Since it opened in March 2021, the Port of Charleston has used nonunion employees at the $1 billion Leatherman Terminal in North Charleston. However, the International Longshoremen Association sued the United States Maritime Alliance, Hapag-Lloyd and Orient Overseas Container Line for breaching a contract stipulating that only union employees can operate cranes at ports.

In December, the National Labor Relations Board reversed an administrative law judge’s ruling that the ILA’s “secondary boycott” of the Leatherman Terminal barring carriers from using it until union members handle all container work at the port was unlawful. The board ruled that the Leatherman Terminal must use the union employees even though South Carolina is a “right-to-work” state.

In July, the Fourth Circuit Court of Appeals ruled 2-1 to uphold the NLRB decision. The South Carolina Ports Authority appealed the ruling to the U.S. Supreme Court in September.

“SC Ports’ Leatherman Terminal is a significant supply chain asset for all port-dependent businesses in South Carolina and beyond,” SC Ports President and CEO Barbara Melvin said in a statement to The Center Square. “The terminal has been sitting mostly unused for two years after the union sued our ocean carrier customers to dissuade them from using the terminal. Ocean carriers transport goods for U.S. importers and exporters, who benefit from our operational excellence. The union’s intent is to displace our operators with union members.

“We have filed a request to the U.S. Supreme Court asking them to hear our appeal of the Fourth Circuit’s majority opinion regarding jobs at Leatherman Terminal. This is of national importance as it will impact how all operating ports are run,” Melvin added. “SC Ports has always operated under a hybrid model, with SC Ports teammates and ILA members working side-by-side to provide reliable, efficient port service. Our longstanding hybrid operating model works well, and we want to maintain it for the benefit of our customers, maritime community and state.”
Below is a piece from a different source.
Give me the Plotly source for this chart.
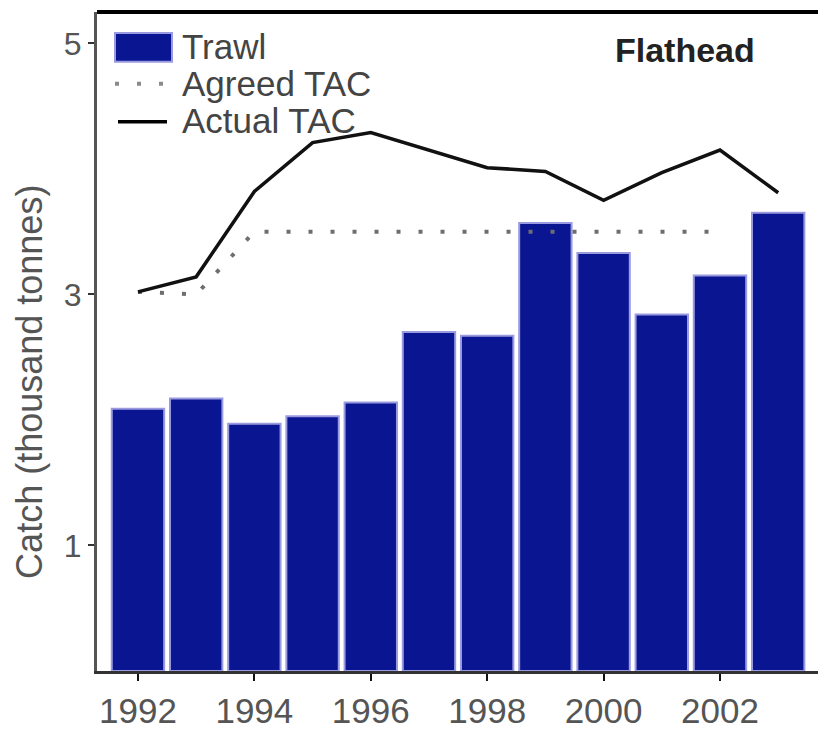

In a statement, National Right to Work Foundation President Mark Mix said the “Supreme Court must reverse the Biden NLRB’s erroneous ruling letting this union gambit move forward, bearing in mind that the real victims here are the nonunion port workers whose jobs ILA officials want to seize.”

Spokespeople for the International Longshoremen Association and Gov. Henry McMaster, a Republican, did not respond to requests for comment. The case is South Carolina Ports Authority v. National Labor Relations Board.